The following are key passages from Virginia Gov. Terry McAuliffe’s inaugural address, taken from the remarks prepared for delivery Saturday in Richmond:
“It is humbling, and the highest honor of my life, to stand before you today. It is humbling because of the responsibility that you have given me and because of the history and tradition of where we stand.”
“Virginia is the national model for fiscal discipline because our leaders — leaders like Governor Doug Wilder — decided long ago to put the common good ahead of short-term politics.
“That’s the Virginia way. It’s a tradition that we should be proud of. But it is also a tradition that must be sustained through constant work by leaders who choose progress over ideology.
“Common ground doesn’t move towards us, we move towards it.”
“But as we celebrate our past, the truth is that we still face serious economic headwinds over the course of the next four years.
“And, like four years ago, the skeptics are predicting divided government driven to gridlock by partisanship.
“Virginia, together, we will prove them wrong again.”
“We must also recognize that Virginians have placed great trust in us and expect transparency, and decision-making that avoids improper conflicts. That is why I will sign an executive order later today imposing a strict limit on gifts on myself and the members of my administration.

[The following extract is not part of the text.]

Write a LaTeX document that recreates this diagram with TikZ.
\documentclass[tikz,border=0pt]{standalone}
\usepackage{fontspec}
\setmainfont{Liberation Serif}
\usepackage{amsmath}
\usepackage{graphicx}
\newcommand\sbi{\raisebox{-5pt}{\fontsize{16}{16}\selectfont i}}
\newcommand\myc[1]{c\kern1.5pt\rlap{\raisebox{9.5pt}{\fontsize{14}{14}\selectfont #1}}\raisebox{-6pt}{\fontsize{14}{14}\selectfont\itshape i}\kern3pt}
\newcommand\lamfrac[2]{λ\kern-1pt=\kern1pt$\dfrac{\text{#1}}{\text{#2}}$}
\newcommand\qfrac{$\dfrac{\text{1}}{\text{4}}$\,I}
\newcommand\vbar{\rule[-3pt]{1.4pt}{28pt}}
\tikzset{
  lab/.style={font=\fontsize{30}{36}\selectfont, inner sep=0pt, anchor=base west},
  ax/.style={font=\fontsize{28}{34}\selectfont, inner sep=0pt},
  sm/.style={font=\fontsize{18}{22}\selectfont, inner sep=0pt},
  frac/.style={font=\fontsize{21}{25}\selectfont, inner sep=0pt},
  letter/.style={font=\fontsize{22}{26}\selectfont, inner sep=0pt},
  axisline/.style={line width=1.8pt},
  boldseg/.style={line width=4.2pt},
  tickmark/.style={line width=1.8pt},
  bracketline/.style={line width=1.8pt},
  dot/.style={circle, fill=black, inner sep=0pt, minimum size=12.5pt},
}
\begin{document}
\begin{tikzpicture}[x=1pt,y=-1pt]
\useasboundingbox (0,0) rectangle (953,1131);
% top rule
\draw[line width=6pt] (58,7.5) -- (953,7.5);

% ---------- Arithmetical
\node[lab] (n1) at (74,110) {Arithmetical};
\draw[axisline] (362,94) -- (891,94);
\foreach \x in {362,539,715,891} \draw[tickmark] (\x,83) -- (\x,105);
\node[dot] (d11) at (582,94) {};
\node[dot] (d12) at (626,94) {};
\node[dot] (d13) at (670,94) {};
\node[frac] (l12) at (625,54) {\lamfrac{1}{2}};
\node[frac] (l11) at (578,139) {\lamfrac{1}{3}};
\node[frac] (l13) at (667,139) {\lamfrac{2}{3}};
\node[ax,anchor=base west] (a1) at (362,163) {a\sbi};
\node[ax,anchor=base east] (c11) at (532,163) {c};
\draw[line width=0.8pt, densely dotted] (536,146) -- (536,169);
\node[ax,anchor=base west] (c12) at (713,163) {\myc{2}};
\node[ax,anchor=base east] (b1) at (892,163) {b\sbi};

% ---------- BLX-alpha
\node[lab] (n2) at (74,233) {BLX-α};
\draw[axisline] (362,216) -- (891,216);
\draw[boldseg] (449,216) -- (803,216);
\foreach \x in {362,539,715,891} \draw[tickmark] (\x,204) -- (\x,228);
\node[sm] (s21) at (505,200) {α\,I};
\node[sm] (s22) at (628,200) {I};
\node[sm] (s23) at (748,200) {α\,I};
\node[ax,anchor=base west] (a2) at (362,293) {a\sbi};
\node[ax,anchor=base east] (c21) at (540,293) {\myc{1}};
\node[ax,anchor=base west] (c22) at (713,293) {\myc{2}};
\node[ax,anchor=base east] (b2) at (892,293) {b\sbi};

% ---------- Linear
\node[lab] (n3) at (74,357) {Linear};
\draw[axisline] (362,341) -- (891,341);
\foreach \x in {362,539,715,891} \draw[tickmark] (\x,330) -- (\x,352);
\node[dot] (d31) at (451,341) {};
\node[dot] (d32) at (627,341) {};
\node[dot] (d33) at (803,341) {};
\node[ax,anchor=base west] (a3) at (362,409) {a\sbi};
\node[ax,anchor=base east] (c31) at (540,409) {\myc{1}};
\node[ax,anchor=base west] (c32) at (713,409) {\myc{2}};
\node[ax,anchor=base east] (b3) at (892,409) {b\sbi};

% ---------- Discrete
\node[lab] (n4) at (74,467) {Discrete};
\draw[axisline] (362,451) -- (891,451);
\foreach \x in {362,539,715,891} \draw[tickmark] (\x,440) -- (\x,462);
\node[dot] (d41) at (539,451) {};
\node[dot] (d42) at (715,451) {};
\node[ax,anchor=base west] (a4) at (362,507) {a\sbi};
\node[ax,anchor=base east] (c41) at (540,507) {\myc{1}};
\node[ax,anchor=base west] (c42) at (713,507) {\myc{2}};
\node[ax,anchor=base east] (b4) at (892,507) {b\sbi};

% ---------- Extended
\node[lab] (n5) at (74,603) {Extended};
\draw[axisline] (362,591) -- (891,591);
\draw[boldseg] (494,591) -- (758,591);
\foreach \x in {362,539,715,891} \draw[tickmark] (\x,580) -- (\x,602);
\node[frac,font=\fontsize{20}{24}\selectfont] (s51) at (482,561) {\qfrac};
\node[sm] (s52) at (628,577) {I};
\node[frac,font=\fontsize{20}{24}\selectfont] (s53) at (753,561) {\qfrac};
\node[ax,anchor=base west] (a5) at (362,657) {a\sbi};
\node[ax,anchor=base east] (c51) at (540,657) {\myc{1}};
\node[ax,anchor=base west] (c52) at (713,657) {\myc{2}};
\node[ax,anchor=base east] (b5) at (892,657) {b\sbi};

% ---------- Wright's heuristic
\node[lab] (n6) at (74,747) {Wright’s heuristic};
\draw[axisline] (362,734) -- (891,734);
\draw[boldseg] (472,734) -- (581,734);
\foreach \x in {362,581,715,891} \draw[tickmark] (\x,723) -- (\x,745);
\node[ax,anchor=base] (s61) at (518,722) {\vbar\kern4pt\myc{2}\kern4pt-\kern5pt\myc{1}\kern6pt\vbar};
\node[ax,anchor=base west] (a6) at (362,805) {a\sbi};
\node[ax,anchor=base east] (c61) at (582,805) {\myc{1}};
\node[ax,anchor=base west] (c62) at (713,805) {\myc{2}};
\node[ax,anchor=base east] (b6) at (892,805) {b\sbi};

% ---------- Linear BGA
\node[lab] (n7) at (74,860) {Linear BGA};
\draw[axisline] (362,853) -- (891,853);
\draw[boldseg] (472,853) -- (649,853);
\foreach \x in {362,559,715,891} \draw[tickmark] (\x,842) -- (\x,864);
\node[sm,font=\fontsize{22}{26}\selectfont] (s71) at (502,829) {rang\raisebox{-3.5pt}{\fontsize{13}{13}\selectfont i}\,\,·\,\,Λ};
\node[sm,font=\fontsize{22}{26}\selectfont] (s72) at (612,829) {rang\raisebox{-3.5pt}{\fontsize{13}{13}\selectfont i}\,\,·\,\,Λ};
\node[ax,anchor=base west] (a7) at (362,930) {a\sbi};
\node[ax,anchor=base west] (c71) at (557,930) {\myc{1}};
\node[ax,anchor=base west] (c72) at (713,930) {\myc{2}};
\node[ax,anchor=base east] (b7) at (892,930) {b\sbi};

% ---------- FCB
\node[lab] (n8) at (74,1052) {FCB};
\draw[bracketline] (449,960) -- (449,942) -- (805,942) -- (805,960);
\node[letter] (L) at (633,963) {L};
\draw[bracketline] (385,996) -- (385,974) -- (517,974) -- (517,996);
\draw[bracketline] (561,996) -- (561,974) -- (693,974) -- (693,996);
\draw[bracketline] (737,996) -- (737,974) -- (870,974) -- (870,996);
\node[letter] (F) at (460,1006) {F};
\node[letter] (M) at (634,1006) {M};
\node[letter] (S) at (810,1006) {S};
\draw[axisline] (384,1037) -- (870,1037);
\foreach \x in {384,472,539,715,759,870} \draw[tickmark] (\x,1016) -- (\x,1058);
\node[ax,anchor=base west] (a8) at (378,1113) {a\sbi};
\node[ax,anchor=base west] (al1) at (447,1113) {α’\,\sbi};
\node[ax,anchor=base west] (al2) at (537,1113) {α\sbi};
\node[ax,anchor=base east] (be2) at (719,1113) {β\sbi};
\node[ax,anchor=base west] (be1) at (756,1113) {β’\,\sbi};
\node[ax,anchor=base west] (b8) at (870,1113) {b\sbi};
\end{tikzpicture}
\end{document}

“I commend the members of the General Assembly from both parties who are making significant steps forward on this issue, and I will ask the entire General Assembly to enact the strongest possible new ethics rules to hold all Virginia elected officials to the highest of standards.”
“The greatest policy challenge we face is diversifying Virginia’s economy in the face of inevitable federal spending cuts and heightened competition from abroad.

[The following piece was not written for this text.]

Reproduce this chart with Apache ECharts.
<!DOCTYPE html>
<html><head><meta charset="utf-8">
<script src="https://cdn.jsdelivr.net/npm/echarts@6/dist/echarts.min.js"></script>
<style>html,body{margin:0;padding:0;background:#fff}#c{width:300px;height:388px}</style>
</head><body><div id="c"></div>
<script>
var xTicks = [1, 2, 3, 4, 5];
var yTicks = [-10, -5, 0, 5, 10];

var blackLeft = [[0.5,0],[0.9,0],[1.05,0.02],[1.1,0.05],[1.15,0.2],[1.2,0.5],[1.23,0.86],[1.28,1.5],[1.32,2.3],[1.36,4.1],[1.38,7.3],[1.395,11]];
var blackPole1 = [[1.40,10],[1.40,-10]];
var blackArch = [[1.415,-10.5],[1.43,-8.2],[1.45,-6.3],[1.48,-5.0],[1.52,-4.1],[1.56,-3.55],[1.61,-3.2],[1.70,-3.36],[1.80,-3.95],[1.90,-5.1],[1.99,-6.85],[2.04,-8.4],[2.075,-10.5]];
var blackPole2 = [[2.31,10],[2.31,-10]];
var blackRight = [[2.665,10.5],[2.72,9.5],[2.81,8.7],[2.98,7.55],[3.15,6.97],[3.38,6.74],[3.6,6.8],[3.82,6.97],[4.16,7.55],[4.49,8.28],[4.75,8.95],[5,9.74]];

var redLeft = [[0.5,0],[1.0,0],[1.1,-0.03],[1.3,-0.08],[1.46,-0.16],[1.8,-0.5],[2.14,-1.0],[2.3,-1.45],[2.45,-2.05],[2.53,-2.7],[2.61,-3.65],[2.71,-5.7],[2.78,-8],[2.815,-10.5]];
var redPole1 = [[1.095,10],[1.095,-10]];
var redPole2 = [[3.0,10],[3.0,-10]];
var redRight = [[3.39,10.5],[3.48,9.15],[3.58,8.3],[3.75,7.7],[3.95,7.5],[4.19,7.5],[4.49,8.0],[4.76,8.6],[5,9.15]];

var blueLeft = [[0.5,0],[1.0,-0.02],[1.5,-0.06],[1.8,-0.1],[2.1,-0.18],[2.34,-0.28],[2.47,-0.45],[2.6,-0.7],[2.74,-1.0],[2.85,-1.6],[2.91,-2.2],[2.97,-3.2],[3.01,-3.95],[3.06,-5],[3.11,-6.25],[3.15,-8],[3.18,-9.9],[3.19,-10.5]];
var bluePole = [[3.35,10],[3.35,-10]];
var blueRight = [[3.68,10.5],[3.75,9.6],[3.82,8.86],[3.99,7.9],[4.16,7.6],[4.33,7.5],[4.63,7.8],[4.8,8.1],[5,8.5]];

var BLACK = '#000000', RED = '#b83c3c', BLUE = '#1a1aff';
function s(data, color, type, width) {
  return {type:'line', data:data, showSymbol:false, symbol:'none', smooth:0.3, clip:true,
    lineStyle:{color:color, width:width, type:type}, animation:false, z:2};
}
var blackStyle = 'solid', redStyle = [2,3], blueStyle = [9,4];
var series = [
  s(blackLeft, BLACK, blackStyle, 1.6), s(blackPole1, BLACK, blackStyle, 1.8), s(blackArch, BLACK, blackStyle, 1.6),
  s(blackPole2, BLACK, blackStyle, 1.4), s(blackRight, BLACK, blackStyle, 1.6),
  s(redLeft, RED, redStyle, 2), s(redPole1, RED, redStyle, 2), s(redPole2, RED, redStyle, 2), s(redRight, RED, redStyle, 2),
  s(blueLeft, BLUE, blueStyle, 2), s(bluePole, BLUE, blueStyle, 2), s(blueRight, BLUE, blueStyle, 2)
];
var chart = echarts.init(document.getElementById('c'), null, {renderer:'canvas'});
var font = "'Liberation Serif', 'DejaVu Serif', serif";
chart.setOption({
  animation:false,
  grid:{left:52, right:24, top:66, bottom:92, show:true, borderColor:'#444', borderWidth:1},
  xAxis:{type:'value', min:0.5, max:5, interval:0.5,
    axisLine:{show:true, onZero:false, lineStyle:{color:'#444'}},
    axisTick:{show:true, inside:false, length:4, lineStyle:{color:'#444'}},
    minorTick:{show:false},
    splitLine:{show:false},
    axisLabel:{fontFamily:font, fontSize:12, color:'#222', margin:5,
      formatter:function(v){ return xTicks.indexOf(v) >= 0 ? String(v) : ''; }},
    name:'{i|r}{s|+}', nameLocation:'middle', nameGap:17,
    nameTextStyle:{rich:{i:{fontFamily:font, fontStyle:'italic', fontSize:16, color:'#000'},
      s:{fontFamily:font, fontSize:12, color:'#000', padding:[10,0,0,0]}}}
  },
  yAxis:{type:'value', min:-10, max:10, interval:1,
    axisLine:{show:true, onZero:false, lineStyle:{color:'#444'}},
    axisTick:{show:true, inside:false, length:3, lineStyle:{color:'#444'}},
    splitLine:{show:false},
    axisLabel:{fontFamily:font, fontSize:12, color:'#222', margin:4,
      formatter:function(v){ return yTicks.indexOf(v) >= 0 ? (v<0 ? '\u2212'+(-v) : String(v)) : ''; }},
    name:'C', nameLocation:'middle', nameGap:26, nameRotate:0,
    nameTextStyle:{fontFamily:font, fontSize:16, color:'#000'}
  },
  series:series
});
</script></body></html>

“Mr. Speaker and members of the General Assembly, as we begin this term together, know that my top priority will be to lay the groundwork for a diverse and growing economy in every region of the Commonwealth. And I know it is your top priority as well.”
“As I said on election night, the test of my commitment to finding common ground in Virginia will not be a speech at an inauguration; it will be my actions in office. And I expect those who did not support me in November to hold me to my word.
“No one who has served as an elected official has looked back and wished they had been more rigid, more ideological or more partisan.”
“Mr. Speaker, Delegates and Senators, these next four years will be our moment to again show Americans what can be accomplished by mainstream leaders, and to show Virginians that we will live up to their expectation of consensus-driven progress.
“In Washington today, that talk of consensus can seem quaint, illusory or even naïve.
“But in Virginia, political progress in divided government is a tradition that we must continue.”